Mary Gentle’s The Black Opera: Another Opinion
Two years ago, veteran author Mary Gentle’s most recent novel The Black Opera was published to mixed reviews. Some liked the book’s mix of alternate-history fantasy and comic-opera theatricality — as the sub-title has it, “a novel of Opera, Volcanoes, and the Mind of God.” Others, ably represented at Black Gate by Sean Stiennon’s review, found the pacing was slack, the fantastic elements underdeveloped — particularly with regard to how they affected the setting — and, perhaps especially, that the drama was undermined by a lack of conflict among the characters. Having just read the book myself, and having greatly enjoyed it, I felt like putting forward a few thoughts in the novel’s defence. Oddly, I don’t so much disagree with many of the criticisms as think that in context they actually work to make a pleasant, effective story.

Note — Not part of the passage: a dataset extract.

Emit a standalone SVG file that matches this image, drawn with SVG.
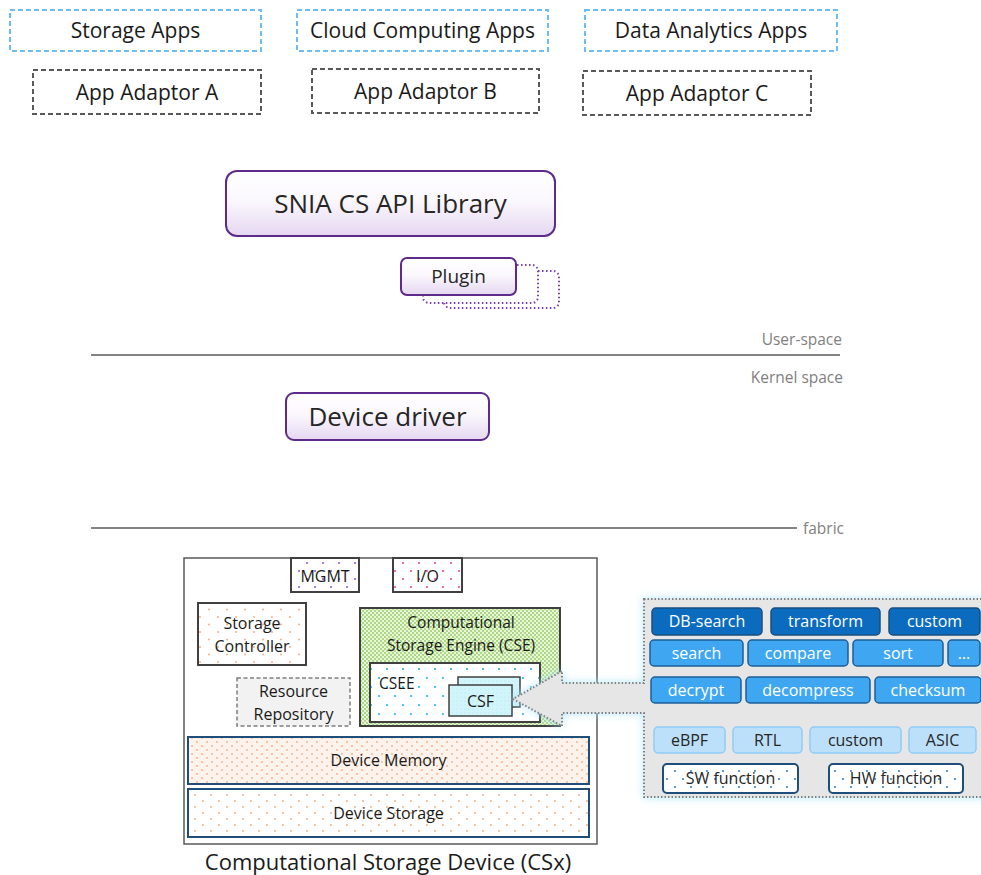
<svg xmlns="http://www.w3.org/2000/svg" width="981" height="875" viewBox="0 0 981 875">
<defs>
<style>
text{font-family:"Open Sans","Noto Sans","Liberation Sans",sans-serif;fill:#1a1a1a}
.app{fill:#fff;stroke:#6cbdf2;stroke-width:2;stroke-dasharray:5 3}
.adp{fill:#fff;stroke:#595959;stroke-width:2;stroke-dasharray:5 3}
.t21{font-size:21px;text-anchor:middle}
.lib{fill:url(#pg);stroke:#5e2a8c;stroke-width:2}
.ghost{fill:#fff;stroke:#7a3fb0;stroke-width:2;stroke-dasharray:1.5 2.5}
.sep{stroke:#595959;stroke-width:1.5;fill:none}
.lbl{font-size:15.5px;fill:#7f7f7f}
.c16{font-size:16px;text-anchor:middle}
.c15{font-size:15.5px;text-anchor:middle}
.blk{stroke:#404040;stroke-width:2}
.mem{stroke:#1f4e79;stroke-width:2}
.b1{fill:#0b6cbf;stroke:#1a4f80;stroke-width:1.5}
.b2{fill:#3fa7f2;stroke:#1d5f99;stroke-width:1.5}
.b4{fill:#bde0fa;stroke:#8ecbf6;stroke-width:1.5}
.b5{fill:url(#dotB);stroke:#1f4e79;stroke-width:2}
.wt{font-size:16px;text-anchor:middle;fill:#fff}
.dk{font-size:16px;text-anchor:middle;fill:#262626}
</style>
<linearGradient id="pg" x1="0" y1="0" x2="0" y2="1">
<stop offset="0" stop-color="#ffffff"/>
<stop offset="0.45" stop-color="#fbf8fd"/>
<stop offset="1" stop-color="#e5d7f1"/>
</linearGradient>
<pattern id="dotO" width="18" height="15" patternUnits="userSpaceOnUse">
<rect width="18" height="15" fill="#fff"/>
<circle cx="2" cy="2" r="1" fill="#f4b183"/>
<circle cx="11" cy="9.5" r="1" fill="#f4b183"/>
</pattern>
<pattern id="dotM" width="10" height="8" patternUnits="userSpaceOnUse">
<rect width="10" height="8" fill="#fdf3ec"/>
<circle cx="2" cy="2" r="0.9" fill="#f4b183"/>
<circle cx="7" cy="6" r="0.9" fill="#f4b183"/>
</pattern>
<pattern id="dotS" width="16" height="12" patternUnits="userSpaceOnUse">
<rect width="16" height="12" fill="#fff"/>
<circle cx="3" cy="3" r="1" fill="#f4b183"/>
<circle cx="11" cy="9" r="1" fill="#f4b183"/>
</pattern>
<pattern id="dotP" width="16" height="16" patternUnits="userSpaceOnUse">
<rect width="16" height="16" fill="#fff"/>
<circle cx="3" cy="3" r="1.1" fill="#9b5fd3"/>
<circle cx="11" cy="11" r="1.1" fill="#9b5fd3"/>
</pattern>
<pattern id="dotK" width="16" height="16" patternUnits="userSpaceOnUse">
<rect width="16" height="16" fill="#fff"/>
<circle cx="3" cy="3" r="1.1" fill="#ea4c9c"/>
<circle cx="11" cy="11" r="1.1" fill="#ea4c9c"/>
</pattern>
<pattern id="dotG" width="4" height="4" patternUnits="userSpaceOnUse">
<rect width="4" height="4" fill="#e9f5dc"/>
<circle cx="1" cy="1" r="0.9" fill="#8fcc55"/>
<circle cx="3" cy="3" r="0.9" fill="#8fcc55"/>
</pattern>
<pattern id="dotC" width="16" height="18" patternUnits="userSpaceOnUse">
<rect width="16" height="18" fill="#fff"/>
<circle cx="3" cy="3" r="1.1" fill="#1fb4ef"/>
<circle cx="11" cy="12" r="1.1" fill="#1fb4ef"/>
</pattern>
<pattern id="dotF" width="4" height="4" patternUnits="userSpaceOnUse">
<rect width="4" height="4" fill="#d2f5fb"/>
<circle cx="1" cy="1" r="0.6" fill="#a8e6f2"/>
</pattern>
<pattern id="dotB" width="16" height="16" patternUnits="userSpaceOnUse">
<rect width="16" height="16" fill="#fff"/>
<circle cx="3" cy="3" r="1.1" fill="#3d85c6"/>
<circle cx="11" cy="11" r="1.1" fill="#3d85c6"/>
</pattern>
<filter id="glow" x="-10%" y="-10%" width="120%" height="120%">
<feGaussianBlur in="SourceAlpha" stdDeviation="4" result="b"/>
<feFlood flood-color="#a9e4fb" flood-opacity="0.9"/>
<feComposite in2="b" operator="in" result="g"/>
<feMerge><feMergeNode in="g"/><feMergeNode in="SourceGraphic"/></feMerge>
</filter>
</defs>
<rect width="981" height="875" fill="#fff"/>

<g id="storage-apps"><rect class="app" x="10" y="10" width="251" height="41"/><text class="t21" x="135.5" y="38">Storage Apps</text></g>
<g id="cloud-apps"><rect class="app" x="297" y="10" width="251" height="41"/><text class="t21" x="422.5" y="38">Cloud Computing Apps</text></g>
<g id="analytics-apps"><rect class="app" x="585" y="10" width="252" height="41"/><text class="t21" x="711" y="38">Data Analytics Apps</text></g>
<g id="adaptor-a"><rect class="adp" x="33" y="70" width="228" height="44"/><text class="t21" x="147" y="99.5">App Adaptor A</text></g>
<g id="adaptor-b"><rect class="adp" x="312" y="69" width="227" height="44"/><text class="t21" x="425.5" y="98.5">App Adaptor B</text></g>
<g id="adaptor-c"><rect class="adp" x="583" y="71" width="228" height="44"/><text class="t21" x="697" y="100.5">App Adaptor C</text></g>

<g id="api-library"><rect class="lib" x="226" y="171" width="329" height="65" rx="11"/><text x="390.5" y="213" style="font-size:26px;text-anchor:middle;fill:#262626">SNIA CS API Library</text></g>

<g id="plugin">
<rect class="ghost" x="444" y="271" width="115" height="37" rx="6"/>
<rect class="ghost" x="423" y="265" width="115" height="38" rx="6"/>
<rect class="lib" x="401" y="258" width="115" height="37" rx="6"/>
<text x="458.5" y="283" style="font-size:19px;text-anchor:middle;fill:#262626">Plugin</text>
</g>

<g id="layers">
<line class="sep" x1="91" y1="355" x2="840" y2="355"/>
<text class="lbl" x="842" y="345" text-anchor="end">User-space</text>
<text class="lbl" x="843" y="383" text-anchor="end">Kernel space</text>
<line class="sep" x1="91" y1="528" x2="797" y2="528"/>
<text class="lbl" x="803" y="534">fabric</text>
</g>

<g id="device-driver"><rect class="lib" x="286" y="393" width="203" height="47" rx="8"/><text x="387.5" y="426" style="font-size:26px;text-anchor:middle;fill:#262626">Device driver</text></g>

<g id="csx">
<rect x="184" y="558" width="413" height="286" fill="#fff" stroke="#595959" stroke-width="1.5"/>
<text x="388" y="870" style="font-size:22px;text-anchor:middle">Computational Storage Device (CSx)</text>
</g>
<g id="mgmt"><rect class="blk" x="291" y="558" width="68" height="34" fill="url(#dotP)"/><text class="c16" x="325" y="582">MGMT</text></g>
<g id="io"><rect class="blk" x="393" y="558" width="69" height="34" fill="url(#dotK)"/><text class="c16" x="427.5" y="582">I/O</text></g>
<g id="storage-controller"><rect class="blk" x="198" y="603" width="108" height="62" fill="url(#dotO)"/><text class="c16" x="252" y="629">Storage</text><text class="c16" x="252" y="652">Controller</text></g>
<g id="resource-repository"><rect x="237" y="678" width="113" height="48" fill="#f2f2f2" stroke="#7f7f7f" stroke-width="1.5" stroke-dasharray="4 2.5"/><text class="c16" x="293.5" y="697">Resource</text><text class="c16" x="293.5" y="720">Repository</text></g>
<g id="cse"><rect class="blk" x="360" y="608" width="200" height="118" fill="url(#dotG)"/><text class="c15" x="461" y="627.5">Computational</text><text class="c15" x="461" y="650.5">Storage Engine (CSE)</text></g>
<g id="csee"><rect class="blk" x="370" y="663" width="170" height="59" fill="url(#dotC)"/><text x="379" y="689" style="font-size:15.5px">CSEE</text></g>
<g id="csf"><rect x="458" y="677" width="62" height="30" fill="url(#dotF)" stroke="#404040" stroke-width="1.5"/><rect x="449" y="685" width="63" height="31" fill="url(#dotF)" stroke="#404040" stroke-width="1.5"/><text class="c16" x="480.5" y="706.5">CSF</text></g>
<g id="device-memory"><rect class="mem" x="188" y="737" width="401" height="47" fill="url(#dotM)"/><text class="c16" x="388.5" y="766">Device Memory</text></g>
<g id="device-storage"><rect class="mem" x="188" y="789" width="401" height="48" fill="url(#dotS)"/><text class="c16" x="388.5" y="819">Device Storage</text></g>

<g id="connectors">
<path d="M644 599 H990 V797 H644 V713 H562 V726 L513 699 L562 671 V683 H644 Z" fill="#e6e6e6" stroke="#808080" stroke-width="2" stroke-dasharray="1.5 2" filter="url(#glow)"/>
</g>

<g id="function-panel">
<g id="db-search"><rect class="b1" x="652" y="608" width="110" height="27" rx="4"/><text class="wt" x="707" y="627">DB-search</text></g>
<g id="transform"><rect class="b1" x="771" y="608" width="109" height="27" rx="4"/><text class="wt" x="825.5" y="627">transform</text></g>
<g id="custom1"><rect class="b1" x="889" y="608" width="91" height="27" rx="4"/><text class="wt" x="934.5" y="627">custom</text></g>
<g id="search"><rect class="b2" x="650" y="640" width="93" height="26" rx="4"/><text class="wt" x="696.5" y="658.5">search</text></g>
<g id="compare"><rect class="b2" x="748" y="640" width="100" height="26" rx="4"/><text class="wt" x="798" y="658.5">compare</text></g>
<g id="sort"><rect class="b2" x="853" y="640" width="90" height="26" rx="4"/><text class="wt" x="898" y="658.5">sort</text></g>
<g id="more"><rect class="b2" x="948" y="640" width="32" height="26" rx="4"/><text class="wt" x="964" y="658.5">…</text></g>
<g id="decrypt"><rect class="b2" x="651" y="677" width="90" height="26" rx="4"/><text class="wt" x="696" y="695.5">decrypt</text></g>
<g id="decompress"><rect class="b2" x="746" y="677" width="124" height="26" rx="4"/><text class="wt" x="808" y="695.5">decompress</text></g>
<g id="checksum"><rect class="b2" x="875" y="677" width="106" height="26" rx="4"/><text class="wt" x="928" y="695.5">checksum</text></g>
<g id="ebpf"><rect class="b4" x="654" y="727" width="71" height="26" rx="4"/><text class="dk" x="689.5" y="745.5">eBPF</text></g>
<g id="rtl"><rect class="b4" x="733" y="727" width="69" height="26" rx="4"/><text class="dk" x="767.5" y="745.5">RTL</text></g>
<g id="custom2"><rect class="b4" x="810" y="727" width="91" height="26" rx="4"/><text class="dk" x="855.5" y="745.5">custom</text></g>
<g id="asic"><rect class="b4" x="909" y="727" width="67" height="26" rx="4"/><text class="dk" x="942.5" y="745.5">ASIC</text></g>
<g id="sw-function"><rect class="b5" x="663" y="764" width="135" height="29" rx="4"/><text class="dk" x="730.5" y="784">SW function</text></g>
<g id="hw-function"><rect class="b5" x="829" y="764" width="134" height="29" rx="4"/><text class="dk" x="896" y="784">HW function</text></g>
</g>
</svg>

First, let’s be precise about what we’re looking at. The Black Opera‘s set in the early-to-mid nineteenth century in a world where miracles happen: inconsistent but often startlingly powerful violations of physical laws that seem to be related to powerful musical performances. Ghosts and the walking dead are not uncommon. In Naples, a freethinking opera librettist named Conrad Scalese is saved from the Inquisition by agents of King Ferdinand II, who conscripts Conrad into a secret project: combating a secret society of Satanists who plan to invoke a miracle that will raise Satan and destroy Naples. They will do this by staging a Black Opera — so Conrad, on Ferdinand’s behalf, must create a countering ‘white opera’ to overcome their evil plan. The book follows Conrad’s frantic attempts to create and stage his opera on a tight timetable, introducing and setting up characters and subplots before an extended climax brings everything to a dramatic head.